2. Burundi – $300 (GDP Per Kapita)
Perang antarsuku menjadi pemandangan
yang selalu dapat dijumpai di sini. Burundi sangat miskin dikarenakan
negara tersebut tidak pernah benar-benar punya waktu untuk menghentikan
perang sipil yang abadi. Korupsi, akses masyarakat miskin terhadap
pendidikan, dan persentase yang tinggi dari HIV dan AIDS adalah semua
hal yang dikenal mengenai Burundi.
Sekitar
80% dari penduduknya hidup dalam garis kemiskinan. Menurut Program
Pangan Dunia, 57% dari anak di bawah lima tahun menderita kekurangan
gizi kronis. 93% dari pendapatan Burundi berasal dari penjualan ekspor
kopi. Menurut sebuah penelitian yang dilakukan di 178 negara, penduduk
Burundi memiliki kepuasan hidup terendah di dunia dan hampir seluruhnya
hidup bergantung pada bantuan asing.
3. Liberia – $500 (GDP Per Kapita)
Liberia adalah salah satu dari sedikit
negara di Afrika yang belum pernah dijajah oleh bangsa Eropa.

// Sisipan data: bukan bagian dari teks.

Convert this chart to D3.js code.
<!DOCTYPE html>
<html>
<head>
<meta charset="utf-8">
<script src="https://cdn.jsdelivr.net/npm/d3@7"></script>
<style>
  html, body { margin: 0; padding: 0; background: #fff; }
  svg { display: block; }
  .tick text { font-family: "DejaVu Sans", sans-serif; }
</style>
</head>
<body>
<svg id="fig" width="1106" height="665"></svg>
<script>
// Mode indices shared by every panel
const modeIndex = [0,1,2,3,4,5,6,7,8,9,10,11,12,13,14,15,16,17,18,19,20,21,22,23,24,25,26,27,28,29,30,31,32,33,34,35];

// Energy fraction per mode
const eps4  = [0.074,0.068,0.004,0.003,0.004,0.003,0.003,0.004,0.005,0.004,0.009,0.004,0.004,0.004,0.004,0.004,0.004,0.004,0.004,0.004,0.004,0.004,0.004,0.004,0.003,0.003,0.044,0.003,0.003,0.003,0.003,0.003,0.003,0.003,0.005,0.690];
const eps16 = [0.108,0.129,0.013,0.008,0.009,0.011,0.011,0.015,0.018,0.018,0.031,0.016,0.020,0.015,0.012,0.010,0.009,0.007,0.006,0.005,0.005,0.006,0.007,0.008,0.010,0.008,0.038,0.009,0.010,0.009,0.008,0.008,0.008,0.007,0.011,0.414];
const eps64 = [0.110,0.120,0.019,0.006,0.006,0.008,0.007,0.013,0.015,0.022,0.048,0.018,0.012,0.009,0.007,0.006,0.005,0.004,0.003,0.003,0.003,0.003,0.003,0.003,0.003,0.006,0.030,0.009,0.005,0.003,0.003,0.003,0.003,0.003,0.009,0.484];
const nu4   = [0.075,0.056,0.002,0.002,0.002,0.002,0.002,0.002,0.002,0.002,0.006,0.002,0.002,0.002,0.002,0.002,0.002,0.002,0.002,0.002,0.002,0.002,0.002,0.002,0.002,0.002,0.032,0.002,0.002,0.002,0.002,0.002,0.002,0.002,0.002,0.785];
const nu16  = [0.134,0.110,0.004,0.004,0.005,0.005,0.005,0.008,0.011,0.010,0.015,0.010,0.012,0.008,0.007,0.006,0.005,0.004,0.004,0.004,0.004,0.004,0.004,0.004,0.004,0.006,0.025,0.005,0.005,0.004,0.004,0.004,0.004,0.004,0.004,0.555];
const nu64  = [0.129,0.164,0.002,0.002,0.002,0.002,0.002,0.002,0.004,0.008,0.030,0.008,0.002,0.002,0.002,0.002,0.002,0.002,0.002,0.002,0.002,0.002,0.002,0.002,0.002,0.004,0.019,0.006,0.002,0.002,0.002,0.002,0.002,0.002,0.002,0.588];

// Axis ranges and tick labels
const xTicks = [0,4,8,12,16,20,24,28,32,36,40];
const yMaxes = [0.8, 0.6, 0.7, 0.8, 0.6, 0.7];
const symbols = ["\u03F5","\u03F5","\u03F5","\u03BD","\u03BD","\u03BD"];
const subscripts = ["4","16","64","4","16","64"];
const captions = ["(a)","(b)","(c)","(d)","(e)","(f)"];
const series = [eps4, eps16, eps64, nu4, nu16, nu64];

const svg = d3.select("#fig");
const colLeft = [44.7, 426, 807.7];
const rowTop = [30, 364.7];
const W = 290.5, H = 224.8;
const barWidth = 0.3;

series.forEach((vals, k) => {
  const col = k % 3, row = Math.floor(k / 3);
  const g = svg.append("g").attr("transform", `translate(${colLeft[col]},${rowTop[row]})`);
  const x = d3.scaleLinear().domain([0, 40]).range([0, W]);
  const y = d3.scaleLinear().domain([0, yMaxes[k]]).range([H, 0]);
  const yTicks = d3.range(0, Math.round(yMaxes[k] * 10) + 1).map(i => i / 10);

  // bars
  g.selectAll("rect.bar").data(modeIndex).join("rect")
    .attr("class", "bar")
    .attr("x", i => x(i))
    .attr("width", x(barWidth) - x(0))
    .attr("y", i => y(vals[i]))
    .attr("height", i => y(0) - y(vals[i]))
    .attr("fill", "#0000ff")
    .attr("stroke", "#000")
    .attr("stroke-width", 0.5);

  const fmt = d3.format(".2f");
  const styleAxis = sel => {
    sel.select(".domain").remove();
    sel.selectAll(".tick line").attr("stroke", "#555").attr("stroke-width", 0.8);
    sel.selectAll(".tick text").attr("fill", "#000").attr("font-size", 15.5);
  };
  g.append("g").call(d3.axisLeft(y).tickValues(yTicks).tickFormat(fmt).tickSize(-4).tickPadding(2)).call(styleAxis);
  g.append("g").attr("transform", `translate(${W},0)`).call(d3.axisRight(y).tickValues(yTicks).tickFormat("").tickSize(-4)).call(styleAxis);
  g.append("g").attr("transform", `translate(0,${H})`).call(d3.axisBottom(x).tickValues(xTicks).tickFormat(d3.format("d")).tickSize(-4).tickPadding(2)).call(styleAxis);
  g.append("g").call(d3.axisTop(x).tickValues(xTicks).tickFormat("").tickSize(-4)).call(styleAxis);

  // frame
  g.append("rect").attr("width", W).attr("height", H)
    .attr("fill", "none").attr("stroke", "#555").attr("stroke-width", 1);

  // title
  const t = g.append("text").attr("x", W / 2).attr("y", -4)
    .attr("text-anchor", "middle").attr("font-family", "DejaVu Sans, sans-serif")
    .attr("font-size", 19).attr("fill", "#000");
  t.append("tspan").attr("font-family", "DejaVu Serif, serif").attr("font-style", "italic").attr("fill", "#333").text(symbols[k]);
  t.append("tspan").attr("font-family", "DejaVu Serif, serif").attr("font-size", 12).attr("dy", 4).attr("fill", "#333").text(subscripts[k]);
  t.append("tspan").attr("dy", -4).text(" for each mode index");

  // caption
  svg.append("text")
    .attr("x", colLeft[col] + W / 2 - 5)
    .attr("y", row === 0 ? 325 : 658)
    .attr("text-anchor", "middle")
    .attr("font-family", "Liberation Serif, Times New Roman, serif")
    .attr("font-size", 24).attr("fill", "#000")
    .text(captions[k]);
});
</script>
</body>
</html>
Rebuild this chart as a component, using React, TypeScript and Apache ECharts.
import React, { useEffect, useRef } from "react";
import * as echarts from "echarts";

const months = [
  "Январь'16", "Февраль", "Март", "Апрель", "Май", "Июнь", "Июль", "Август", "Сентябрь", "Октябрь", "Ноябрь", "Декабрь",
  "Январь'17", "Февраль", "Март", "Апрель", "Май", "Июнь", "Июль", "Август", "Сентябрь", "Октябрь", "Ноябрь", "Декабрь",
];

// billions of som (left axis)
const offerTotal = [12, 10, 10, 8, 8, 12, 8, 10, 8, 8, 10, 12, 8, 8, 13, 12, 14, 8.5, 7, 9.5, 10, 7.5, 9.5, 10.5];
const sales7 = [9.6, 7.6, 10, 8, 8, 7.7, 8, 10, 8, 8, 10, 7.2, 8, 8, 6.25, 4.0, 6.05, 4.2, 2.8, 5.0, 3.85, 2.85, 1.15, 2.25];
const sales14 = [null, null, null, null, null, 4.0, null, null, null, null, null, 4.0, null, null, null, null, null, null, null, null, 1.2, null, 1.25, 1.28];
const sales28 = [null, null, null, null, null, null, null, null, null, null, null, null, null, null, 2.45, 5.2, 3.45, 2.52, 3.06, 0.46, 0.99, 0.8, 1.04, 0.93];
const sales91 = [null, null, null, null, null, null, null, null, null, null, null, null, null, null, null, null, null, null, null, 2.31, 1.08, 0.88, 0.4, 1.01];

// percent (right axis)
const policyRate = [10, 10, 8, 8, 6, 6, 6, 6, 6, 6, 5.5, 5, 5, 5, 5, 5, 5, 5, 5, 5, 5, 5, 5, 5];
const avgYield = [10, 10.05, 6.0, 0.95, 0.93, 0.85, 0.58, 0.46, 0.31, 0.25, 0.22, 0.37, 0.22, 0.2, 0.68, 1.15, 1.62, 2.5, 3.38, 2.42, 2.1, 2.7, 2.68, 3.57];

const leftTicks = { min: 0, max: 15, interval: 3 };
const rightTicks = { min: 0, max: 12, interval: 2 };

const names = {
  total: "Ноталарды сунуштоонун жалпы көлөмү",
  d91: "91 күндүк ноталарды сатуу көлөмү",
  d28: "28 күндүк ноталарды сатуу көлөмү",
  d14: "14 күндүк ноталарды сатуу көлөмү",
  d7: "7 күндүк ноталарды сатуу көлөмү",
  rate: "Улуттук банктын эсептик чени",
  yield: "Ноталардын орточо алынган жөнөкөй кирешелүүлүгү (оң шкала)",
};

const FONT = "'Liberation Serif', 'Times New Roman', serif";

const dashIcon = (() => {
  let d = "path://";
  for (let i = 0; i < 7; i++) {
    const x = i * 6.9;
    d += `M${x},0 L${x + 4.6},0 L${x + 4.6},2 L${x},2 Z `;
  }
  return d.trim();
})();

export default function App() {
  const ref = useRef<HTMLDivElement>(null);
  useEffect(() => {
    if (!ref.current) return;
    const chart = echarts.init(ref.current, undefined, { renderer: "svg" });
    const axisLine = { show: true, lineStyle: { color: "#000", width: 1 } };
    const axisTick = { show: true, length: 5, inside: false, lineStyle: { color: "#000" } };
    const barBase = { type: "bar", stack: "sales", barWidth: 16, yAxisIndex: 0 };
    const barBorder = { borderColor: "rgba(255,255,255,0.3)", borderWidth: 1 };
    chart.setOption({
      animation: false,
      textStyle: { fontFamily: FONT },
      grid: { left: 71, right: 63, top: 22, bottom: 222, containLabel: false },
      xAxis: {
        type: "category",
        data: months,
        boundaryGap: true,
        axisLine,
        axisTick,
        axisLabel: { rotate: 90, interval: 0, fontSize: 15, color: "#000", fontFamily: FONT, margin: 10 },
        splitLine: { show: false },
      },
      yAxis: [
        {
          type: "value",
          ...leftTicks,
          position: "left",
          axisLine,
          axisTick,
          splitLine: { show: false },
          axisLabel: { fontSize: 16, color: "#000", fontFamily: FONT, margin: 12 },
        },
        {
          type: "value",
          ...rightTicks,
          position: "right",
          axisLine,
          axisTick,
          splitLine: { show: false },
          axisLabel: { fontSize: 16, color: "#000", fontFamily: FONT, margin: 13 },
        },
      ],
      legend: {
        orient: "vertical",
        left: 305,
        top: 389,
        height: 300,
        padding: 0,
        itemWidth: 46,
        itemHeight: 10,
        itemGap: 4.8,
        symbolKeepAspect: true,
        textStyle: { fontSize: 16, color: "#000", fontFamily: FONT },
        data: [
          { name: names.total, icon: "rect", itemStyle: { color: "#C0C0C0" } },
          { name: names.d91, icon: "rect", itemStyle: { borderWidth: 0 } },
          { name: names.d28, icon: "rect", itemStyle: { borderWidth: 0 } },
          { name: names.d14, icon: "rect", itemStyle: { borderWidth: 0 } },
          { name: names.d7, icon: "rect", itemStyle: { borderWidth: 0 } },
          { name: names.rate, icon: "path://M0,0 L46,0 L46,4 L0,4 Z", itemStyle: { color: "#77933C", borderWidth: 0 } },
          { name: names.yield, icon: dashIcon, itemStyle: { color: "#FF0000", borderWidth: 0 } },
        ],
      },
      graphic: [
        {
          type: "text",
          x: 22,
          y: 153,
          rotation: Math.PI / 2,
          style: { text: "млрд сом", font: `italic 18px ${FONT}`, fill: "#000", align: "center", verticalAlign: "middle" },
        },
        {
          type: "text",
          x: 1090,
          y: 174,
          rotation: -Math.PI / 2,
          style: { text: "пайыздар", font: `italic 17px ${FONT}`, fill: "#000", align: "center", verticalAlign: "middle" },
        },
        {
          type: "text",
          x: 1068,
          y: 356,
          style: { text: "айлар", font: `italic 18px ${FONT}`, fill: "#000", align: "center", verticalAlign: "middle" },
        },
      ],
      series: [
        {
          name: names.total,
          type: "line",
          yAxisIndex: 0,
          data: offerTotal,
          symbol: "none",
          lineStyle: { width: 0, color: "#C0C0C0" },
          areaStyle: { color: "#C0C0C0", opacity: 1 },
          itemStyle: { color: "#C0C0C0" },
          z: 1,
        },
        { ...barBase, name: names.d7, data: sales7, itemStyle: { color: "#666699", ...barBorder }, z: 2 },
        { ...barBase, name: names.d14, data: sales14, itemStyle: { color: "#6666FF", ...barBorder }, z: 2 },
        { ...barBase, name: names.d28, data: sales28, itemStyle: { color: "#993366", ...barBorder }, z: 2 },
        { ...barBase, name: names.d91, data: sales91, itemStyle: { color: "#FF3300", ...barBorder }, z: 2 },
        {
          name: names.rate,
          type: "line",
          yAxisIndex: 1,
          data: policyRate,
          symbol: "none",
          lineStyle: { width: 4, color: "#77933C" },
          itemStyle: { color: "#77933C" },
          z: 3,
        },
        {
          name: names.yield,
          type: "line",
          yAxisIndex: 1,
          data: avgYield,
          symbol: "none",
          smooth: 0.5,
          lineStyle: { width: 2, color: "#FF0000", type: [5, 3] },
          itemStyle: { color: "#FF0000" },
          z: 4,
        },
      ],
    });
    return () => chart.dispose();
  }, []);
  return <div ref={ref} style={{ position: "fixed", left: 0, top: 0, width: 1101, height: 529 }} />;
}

Sebaliknya, Liberia didirikan dan dijajah oleh para budak yang melarikan
diri dari Amerika. Budak ini terdiri elite negara dan mereka
mendirikan pemerintahan yang mirip dengan Amerika Serikat.
Pada
tahun 1980, presiden Liberia digulingkan dan diikuti periode perang
sipil. Setelah memakan korban ratusan ribu orang, Liberia berada dalam
krisis ekonomi yang mendalam. Statistik menunjukkan bahwa sekitar 90%
dari penduduk hidup di bawah penghasilan $1,25 /hari. Sebagai salah
satu dari tiga negara termiskin di dunia, Liberia memiliki tingkat
pengangguran yang mencapai angka 85%.
4. Somalia – $600 (GDP Per Kapita)
Tidak seperti kebanyakan negara Afrika
lainnya, Somalia belum pernah secara resmi dijajah oleh negara
manapun. Upaya Kerajaan Inggris untuk membangun koloni di sana berhasil
dihalau. Sementara Somalia yang terletak di Afrika Timur itu memiliki
hubungan dekat dengan dunia Arab karena menjadi salah satu anggota Liga
Arab. Mungkin, karena berlatar belakang Islam, Somalia memiliki salah
satu tingkat penderita HIV dan infeksi AIDS terendah. Somalia menjalin
persahabatan dengan Uni Soviet untuk membangun militer terbesar di
Afrika. Namun sayangnya, hal itu terbukti tidak efektif untuk menahan
perang sipil yang pecah pada tahun 1991.
Dalam
beberapa tahun terakhir, orang-orang miskin di Somalia telah menemukan
cara baru untuk mendapatkan uang. Hal tersebut tak lain dengan cara
pembajakan kapal internasional dan mengambil kru dan kargo sebagai
sandera. Pembajakan di Somalia telah menjadi begitu umum. Ketika
anak-anak muda tumbuh dewasa, mereka ingin menjadi bajak laut karena di
situlah uang berada. Perusahaan internasional diwajibkan membayar uang
tebusan kepada bajak laut antara 1–20 juta dolar hanya untuk
mendapatkan kapal kembali. Bahkan tebusan untuk sebuah kapal tanker
yang mengangkut minyak dapat senilai seratus juta dolar.
Beberapa
bulan yang lalu, kapal berbendera Indonesia menjadi salah satu korban
pembajakan yang dilakukan oleh bajak laut Somalia. Namun, kapal
tersebut akhirnya dilepaskan setelah pemerintah bersedia membayar uang
tebusan kepada mereka.
5. Guinea-Bissau – $600 (GDP Per Kapita)
Sebagai salah satu negara dengan GDP
per kapita terendah, lebih dari dua-pertiga penduduk Guinea-Bissau
hidup di bawah garis kemiskinan. Perekonomian terutama bergantung pada
pertanian, perikanan, kacang mete, dan kacang tanah sebagai ekspor
utama. Suatu periode panjang ketidakstabilan politik telah menyebabkan
aktivitas ekonomi tertekan, memburuknya kondisi sosial, dan meningkatkan
ketidakseimbangan makro-ekonomi.
Setelah
beberapa tahun berlalu, tepatnya pada tahun 1997, Guinea-Bissau
memasuki sistem moneter CFA Franc. Namun, kemerosotan ekonomi dan
ketidakstabilan politik telah menyebabkan instabilitas moneter
internal. Perang sipil yang terjadi pada tahun 1998 dan 1999 serta
kudeta militer pada bulan September 2003 kembali mengganggu kegiatan
ekonomi.
Sejak sekira 2005, para
pengedar narkoba yang berbasis di Amerika Latin mulai menggunakan
Guinea-Bissau, bersama dengan beberapa negara tetangga Afrika Barat,
sebagai titik transshipment untuk pengedaran kokain ke Eropa.